● **GIVEN PROBLEM**: Find and return each line containing "that".

[Records]
* begin *
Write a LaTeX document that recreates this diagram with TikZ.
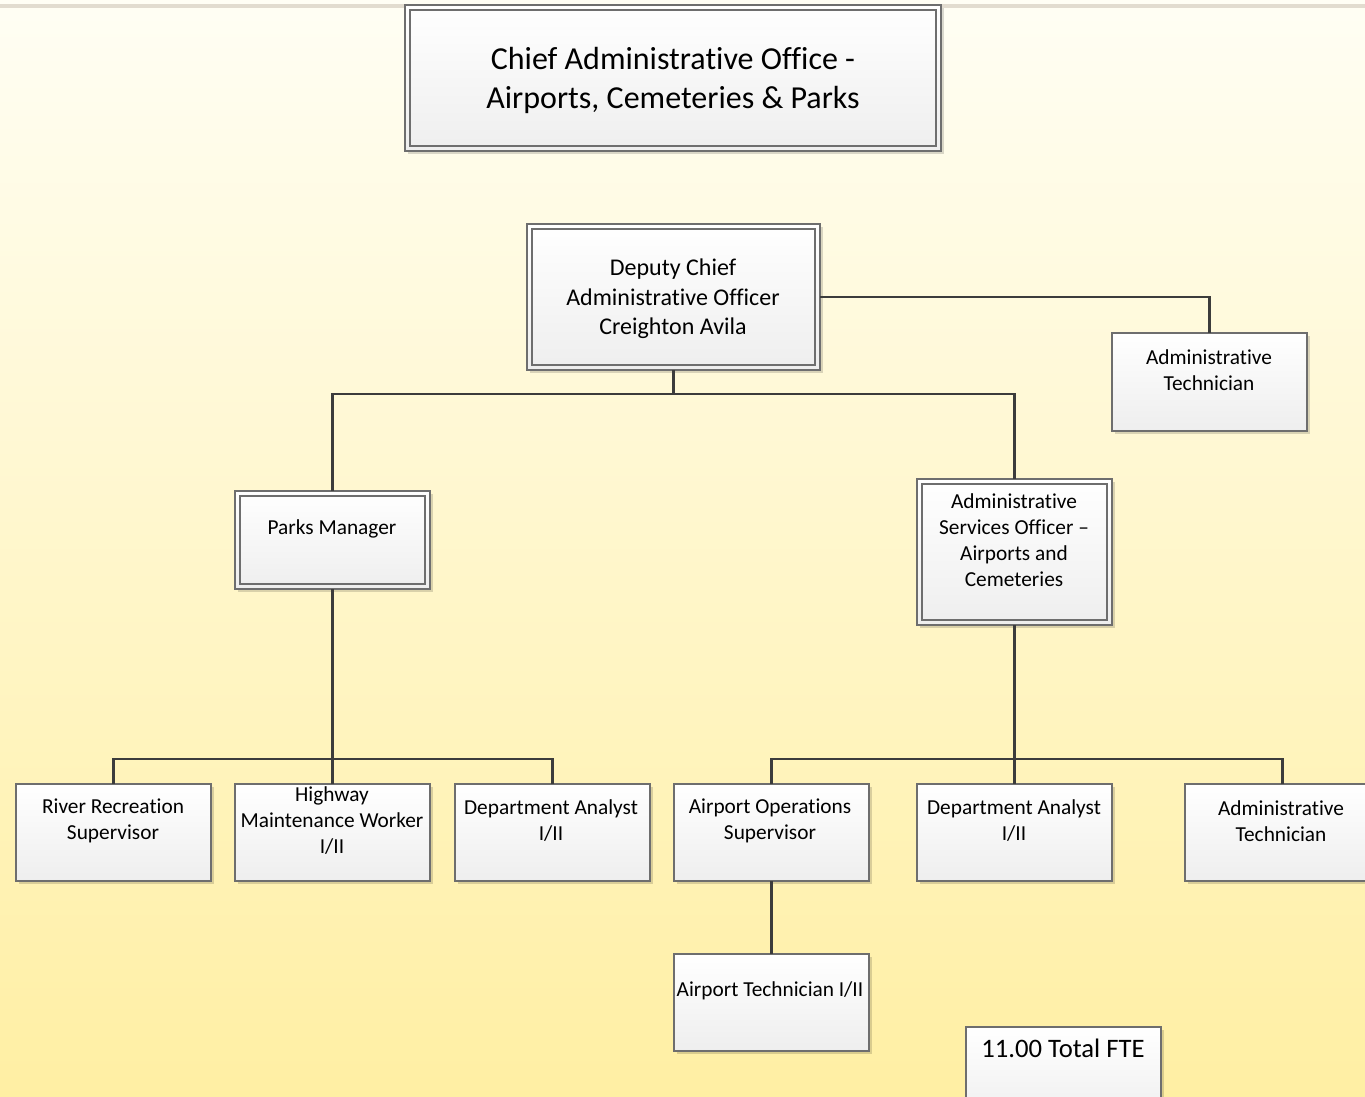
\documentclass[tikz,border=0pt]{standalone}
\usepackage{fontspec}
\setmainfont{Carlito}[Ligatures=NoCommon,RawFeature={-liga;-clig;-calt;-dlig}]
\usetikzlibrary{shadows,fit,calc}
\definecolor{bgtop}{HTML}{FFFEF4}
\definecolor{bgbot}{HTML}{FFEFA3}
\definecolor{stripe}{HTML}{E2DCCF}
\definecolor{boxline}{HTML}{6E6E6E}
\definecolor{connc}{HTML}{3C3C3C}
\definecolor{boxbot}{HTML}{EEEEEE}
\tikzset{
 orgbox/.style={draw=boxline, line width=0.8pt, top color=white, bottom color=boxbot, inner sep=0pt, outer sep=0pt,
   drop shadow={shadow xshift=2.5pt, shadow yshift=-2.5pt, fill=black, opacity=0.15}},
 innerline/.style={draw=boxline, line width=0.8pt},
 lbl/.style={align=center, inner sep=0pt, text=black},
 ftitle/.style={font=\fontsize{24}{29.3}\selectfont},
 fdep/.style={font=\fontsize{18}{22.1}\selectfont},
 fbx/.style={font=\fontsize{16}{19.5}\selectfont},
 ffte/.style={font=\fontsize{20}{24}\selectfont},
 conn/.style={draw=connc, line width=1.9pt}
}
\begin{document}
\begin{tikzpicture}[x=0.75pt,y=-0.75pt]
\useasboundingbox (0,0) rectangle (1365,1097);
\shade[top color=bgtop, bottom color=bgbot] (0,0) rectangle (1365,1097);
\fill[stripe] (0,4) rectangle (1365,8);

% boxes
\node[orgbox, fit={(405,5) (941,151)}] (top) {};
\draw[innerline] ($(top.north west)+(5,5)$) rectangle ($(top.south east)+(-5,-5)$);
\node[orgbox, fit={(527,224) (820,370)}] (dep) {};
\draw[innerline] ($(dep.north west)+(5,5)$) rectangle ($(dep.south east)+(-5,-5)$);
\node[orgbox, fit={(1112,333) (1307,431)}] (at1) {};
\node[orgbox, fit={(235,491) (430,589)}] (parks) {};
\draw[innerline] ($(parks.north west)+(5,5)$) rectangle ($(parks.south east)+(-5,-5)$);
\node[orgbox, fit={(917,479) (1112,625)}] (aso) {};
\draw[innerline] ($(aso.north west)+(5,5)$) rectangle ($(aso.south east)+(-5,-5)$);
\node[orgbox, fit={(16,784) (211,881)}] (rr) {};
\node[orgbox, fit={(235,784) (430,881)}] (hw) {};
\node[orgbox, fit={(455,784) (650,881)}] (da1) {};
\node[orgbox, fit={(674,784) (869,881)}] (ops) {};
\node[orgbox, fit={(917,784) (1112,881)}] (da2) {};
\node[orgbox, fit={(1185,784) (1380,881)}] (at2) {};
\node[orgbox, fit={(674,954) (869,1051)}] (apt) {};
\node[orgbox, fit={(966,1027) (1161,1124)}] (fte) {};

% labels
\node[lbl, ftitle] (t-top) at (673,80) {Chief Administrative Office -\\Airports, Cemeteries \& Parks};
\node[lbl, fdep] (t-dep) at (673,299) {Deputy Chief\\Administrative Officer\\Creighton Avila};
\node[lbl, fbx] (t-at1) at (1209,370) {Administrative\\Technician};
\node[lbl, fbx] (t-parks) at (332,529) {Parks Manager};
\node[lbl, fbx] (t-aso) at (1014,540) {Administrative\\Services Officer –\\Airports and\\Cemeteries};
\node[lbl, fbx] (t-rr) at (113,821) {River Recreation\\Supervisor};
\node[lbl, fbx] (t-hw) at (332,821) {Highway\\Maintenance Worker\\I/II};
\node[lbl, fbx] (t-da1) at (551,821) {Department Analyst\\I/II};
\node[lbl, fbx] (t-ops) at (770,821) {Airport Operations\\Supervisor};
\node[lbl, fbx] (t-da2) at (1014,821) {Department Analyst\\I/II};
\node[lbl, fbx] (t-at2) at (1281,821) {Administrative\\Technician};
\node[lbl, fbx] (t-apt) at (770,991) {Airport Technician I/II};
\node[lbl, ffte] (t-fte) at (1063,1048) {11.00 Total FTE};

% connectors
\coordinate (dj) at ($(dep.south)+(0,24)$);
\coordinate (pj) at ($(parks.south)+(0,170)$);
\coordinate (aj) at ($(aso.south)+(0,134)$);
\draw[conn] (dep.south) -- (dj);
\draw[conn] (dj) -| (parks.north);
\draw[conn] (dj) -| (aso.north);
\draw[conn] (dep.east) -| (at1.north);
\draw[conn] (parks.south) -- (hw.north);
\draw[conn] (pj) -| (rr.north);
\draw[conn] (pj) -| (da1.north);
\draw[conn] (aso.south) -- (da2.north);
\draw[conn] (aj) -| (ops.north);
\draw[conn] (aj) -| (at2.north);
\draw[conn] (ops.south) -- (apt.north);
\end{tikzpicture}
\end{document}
* end *
* begin *
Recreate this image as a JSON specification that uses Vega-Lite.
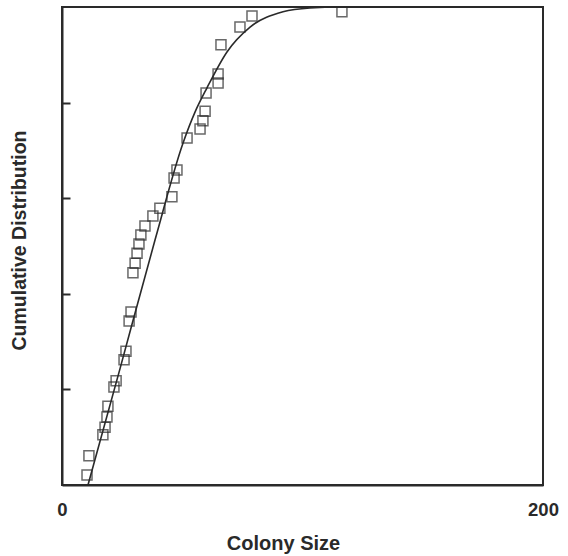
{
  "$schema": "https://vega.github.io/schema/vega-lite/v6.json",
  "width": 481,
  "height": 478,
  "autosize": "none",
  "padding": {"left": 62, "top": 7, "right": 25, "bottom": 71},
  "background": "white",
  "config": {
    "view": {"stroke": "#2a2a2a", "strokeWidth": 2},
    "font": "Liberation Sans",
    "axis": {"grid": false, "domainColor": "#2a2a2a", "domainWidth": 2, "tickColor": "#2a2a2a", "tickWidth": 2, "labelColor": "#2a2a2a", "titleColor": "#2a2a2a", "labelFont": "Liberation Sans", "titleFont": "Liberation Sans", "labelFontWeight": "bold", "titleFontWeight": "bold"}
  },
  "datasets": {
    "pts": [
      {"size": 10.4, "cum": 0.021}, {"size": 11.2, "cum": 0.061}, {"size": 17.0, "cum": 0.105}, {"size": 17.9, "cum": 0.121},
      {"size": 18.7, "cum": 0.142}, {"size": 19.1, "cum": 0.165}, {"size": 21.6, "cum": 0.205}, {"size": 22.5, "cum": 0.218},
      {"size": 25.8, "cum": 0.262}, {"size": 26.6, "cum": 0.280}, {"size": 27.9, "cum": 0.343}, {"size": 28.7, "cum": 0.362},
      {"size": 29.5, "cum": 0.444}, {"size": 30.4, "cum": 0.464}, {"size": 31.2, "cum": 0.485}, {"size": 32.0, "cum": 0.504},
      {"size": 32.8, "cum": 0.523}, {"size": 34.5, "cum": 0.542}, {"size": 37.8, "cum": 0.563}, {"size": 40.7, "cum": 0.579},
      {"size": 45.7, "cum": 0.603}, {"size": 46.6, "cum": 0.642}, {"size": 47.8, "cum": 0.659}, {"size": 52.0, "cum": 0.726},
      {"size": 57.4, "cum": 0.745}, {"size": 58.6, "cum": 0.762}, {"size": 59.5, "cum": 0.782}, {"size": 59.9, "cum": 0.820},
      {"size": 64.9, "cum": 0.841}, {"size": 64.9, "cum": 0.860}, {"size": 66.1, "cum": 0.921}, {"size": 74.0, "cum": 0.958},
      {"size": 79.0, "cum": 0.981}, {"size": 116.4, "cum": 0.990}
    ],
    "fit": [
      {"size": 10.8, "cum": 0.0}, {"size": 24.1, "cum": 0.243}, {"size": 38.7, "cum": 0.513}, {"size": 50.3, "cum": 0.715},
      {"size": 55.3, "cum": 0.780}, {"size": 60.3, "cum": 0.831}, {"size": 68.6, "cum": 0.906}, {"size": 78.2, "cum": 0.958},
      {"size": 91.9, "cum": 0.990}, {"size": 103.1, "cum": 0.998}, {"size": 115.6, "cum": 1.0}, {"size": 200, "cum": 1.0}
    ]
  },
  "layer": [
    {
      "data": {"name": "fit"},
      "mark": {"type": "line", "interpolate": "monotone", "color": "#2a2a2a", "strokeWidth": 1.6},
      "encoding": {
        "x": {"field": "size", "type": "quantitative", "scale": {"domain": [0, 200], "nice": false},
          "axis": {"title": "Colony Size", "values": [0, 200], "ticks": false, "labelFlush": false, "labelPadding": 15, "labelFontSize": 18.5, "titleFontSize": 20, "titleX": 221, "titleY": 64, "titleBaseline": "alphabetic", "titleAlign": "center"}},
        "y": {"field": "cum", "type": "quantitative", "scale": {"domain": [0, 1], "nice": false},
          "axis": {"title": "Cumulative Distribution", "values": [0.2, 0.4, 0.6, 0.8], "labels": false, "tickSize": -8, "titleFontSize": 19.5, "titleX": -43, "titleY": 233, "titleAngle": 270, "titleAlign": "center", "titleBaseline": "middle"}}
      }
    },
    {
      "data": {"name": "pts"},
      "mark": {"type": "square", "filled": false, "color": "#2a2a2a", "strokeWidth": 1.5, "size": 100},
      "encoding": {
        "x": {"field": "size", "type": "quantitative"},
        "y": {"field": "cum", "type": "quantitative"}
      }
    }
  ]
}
* end *
● **RESULT OF THIS TASK**:
Write a LaTeX document that recreates this diagram with TikZ.
Recreate this image as a JSON specification that uses Vega-Lite.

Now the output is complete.